After four years of delays, the U.S. Department of Transportation has announced that it will add rearview cameras to its list of recommended safety features. The announcement came as a consortium of individuals and safety advocates, including Kids and Cars Inc., Advocates for Highway and Auto Safety, was preparing to file suit to force the Transportation Department to comply with a 2008 law requiring automakers to install rear-facing cameras, mirrors and sensors to improve visibility and help prevent accidents.
In a statement issued last week, Transportation Secretary Anthony R. Foxx said, “As we’ve seen with other features in the past, adding rearview video systems to our list of recommended safety features will encourage both automakers and consumers to consider more vehicles that offer this important technology. While adding this technology to our list of safety features is important, I remain committed to implementing the rear visibility rule as well.”
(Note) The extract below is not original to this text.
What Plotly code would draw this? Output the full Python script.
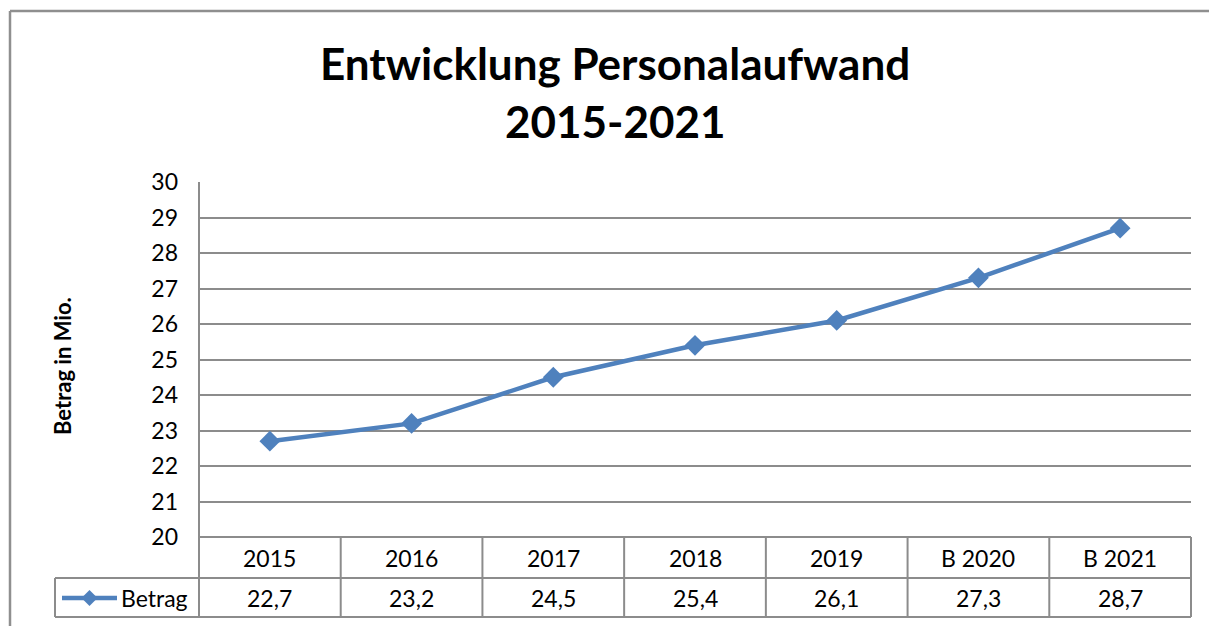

The department is recommending that rear-facing cameras cover a 10-foot by 20-foot area directly behind vehicles and that the images be visible within two seconds of a vehicle being put into reverse.
According to the Transportation Department accidents caused by from drivers’ limited visibility when backing up results in 18,000 injuries and 292 fatalities each year. Approximately 44 percent of those fatalities are children under the five years of age, and in 77 percent of those cases, a parent or close relative is behind the wheel.
The 2008 Cameron Gulbransen Kids Transportation Safety Act required the transportation department to revise its safety guidelines to include technologies that would improve vehicles’ rear-facing visibility by 2011. But the department has delayed making a final ruling on four separate occasions, saying it needed more time to collect and review data.
Despite heel-dragging by the Transportation Department, data compiled by Edmunds.com shows that nearly 80 percent of model year 2013 vehicles sold in the U.S. offered rearview cameras as standard or optional safety features, up from only one percent a decade ago.
Still most automakers have left it to consumers to decide whether or not they want to pay the additional cost for backup cameras and other rear-facing safety devices.
The Alliance of Automobile Manufacturers spokesman Wade Newton says, “Consumers today are very safety savvy, and they have much information online to help them choose.” Opponents say the mandate to require rearview mirrors will cost the auto industry $2.7 billion annually and raise the cost of the average vehicle by $160 to $200.